Big Data and SDN – Isn’t it inevitable?
Enter analytics. Or, if you play this out to its local conclusion, it is likely to be Big Data.
While most people are focused on how we program discrete forwarding elements in a network, there is certainly a question looming about how we handle external inputs to drive these changes. More specifically, what is the role that analytics play in determining things like path? And when it comes to troubleshooting, what is the source of truth for network state when forwarding decisions are made centrally based on network conditions that are not static or necessarily tied to configuration that can be inspected?
These questions get beyond how we build software-defined networks (or data centers) and get more to what it will take to make these designs production-ready. Having something that works is no substitute for having something that has all the necessary production tools and faculties.
So what does this mean practically?
- What is the right granularity for data collection? Today, many analytics tools look at data and average it out over some time interval. If that data is driving real-time changes in the infrastructure, what is the right time internal? If it's too wide, the data is useless. Too narrow and you get an oscillation problem where you never reach a steady state.
- As we move to more and more data informing decisions, is that data collected and processed in batch jobs? Or do you farm off specific calculations to be done in smaller increments? If it is all at once, you have to crunch a lot of stuff, but if you break everything into small tasks, then you have to orchestrate those tasks.
- To what extent are we ready to trust computers to manage data centers? If we move to a highly automated framework, what is the role of the human operator? Does the system offer up suggestions that are reviewed and approved? Or does the system go ahead and make changes?
- How much data do we keep? And for how long? And where? If everything is data-driven, then how much history must be kept for analysis or troubleshooting? And where is that data kept? The answers will have profound impacts on how supporting tools are developed. If data is distributed on local devices, then any data analytics engines need to harvest data, which adds complexity and some interesting failure scenarios. A central repository has its own design issues and failure scenarios.
If you ask me how things evolve, I suspect that we will not see any real industry standardization on answers to these questions. Some tools and use cases will favor one answer while others will favor another. Needs vary so dramatically that there is plenty of space for various types of tools. In the provisioning area alone, we know about Chef, Ansible, Puppet, CFEngine, Salt and others. When you expand more broadly to other types of tools, the list only grows.
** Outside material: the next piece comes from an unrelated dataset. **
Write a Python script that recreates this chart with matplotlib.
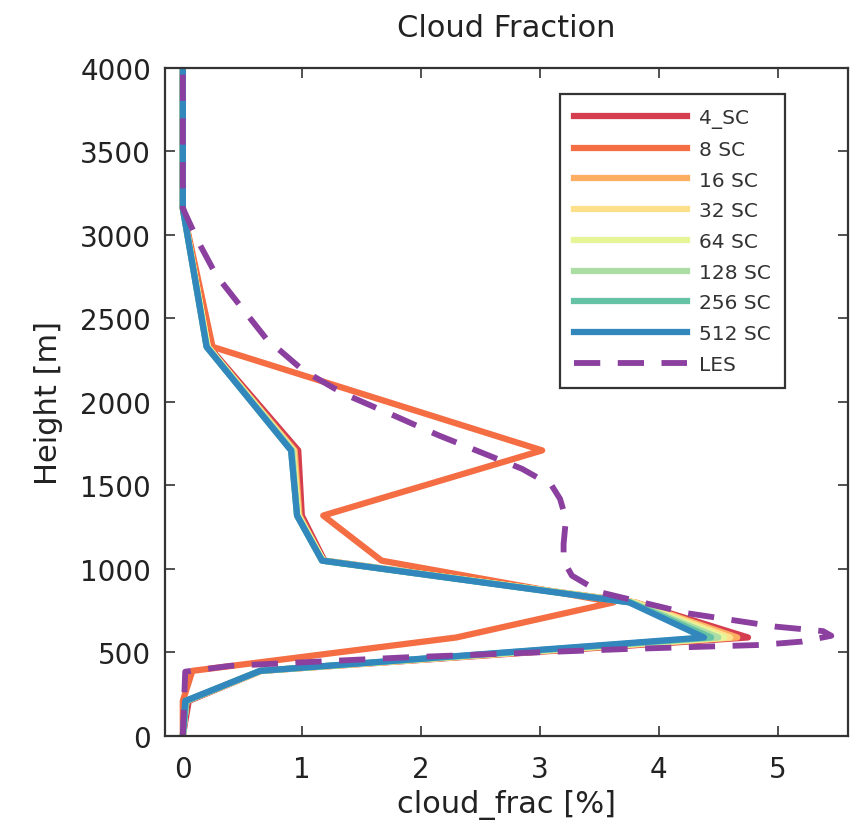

So how do we handle a thousand different integrations so we can use all of these tools? I suspect the answer to that question will be what separates vendors to some extent. The prevailing camp thus far seems to advocate APIs everywhere and point integrations. For high-value tools (read: a customer has asked for it), vendors will integrate. For everything else, the existence of APIs so that customers can integrate seems to be the answer.
I think that approach works so long as the point integrations are broadly applicable and customers are happy doing their own integrations. But in an emerging space, the market is more likely to be split among potential tools, and for most shops, the desire to handle heavy integrations just isn't there. A different approach will have to surface. Rather than relying on system APIs, it might be that the right answer is to essentially groom data and present all network data from a single data engine. All data services would integrate with this engine through a common infrastructure making the integrations less custom. I won't go into too much here, but I like this latter approach as it goes a step further than just saying "We have an API for that."
Regardless of what happens though, I think the intersection of Big Data and SDN is going to happen. It's just a matter of when and where. If you thought one buzzword acronym was tough, the mere mention of two probably makes you uneasy. But I'm afraid this one is unavoidable.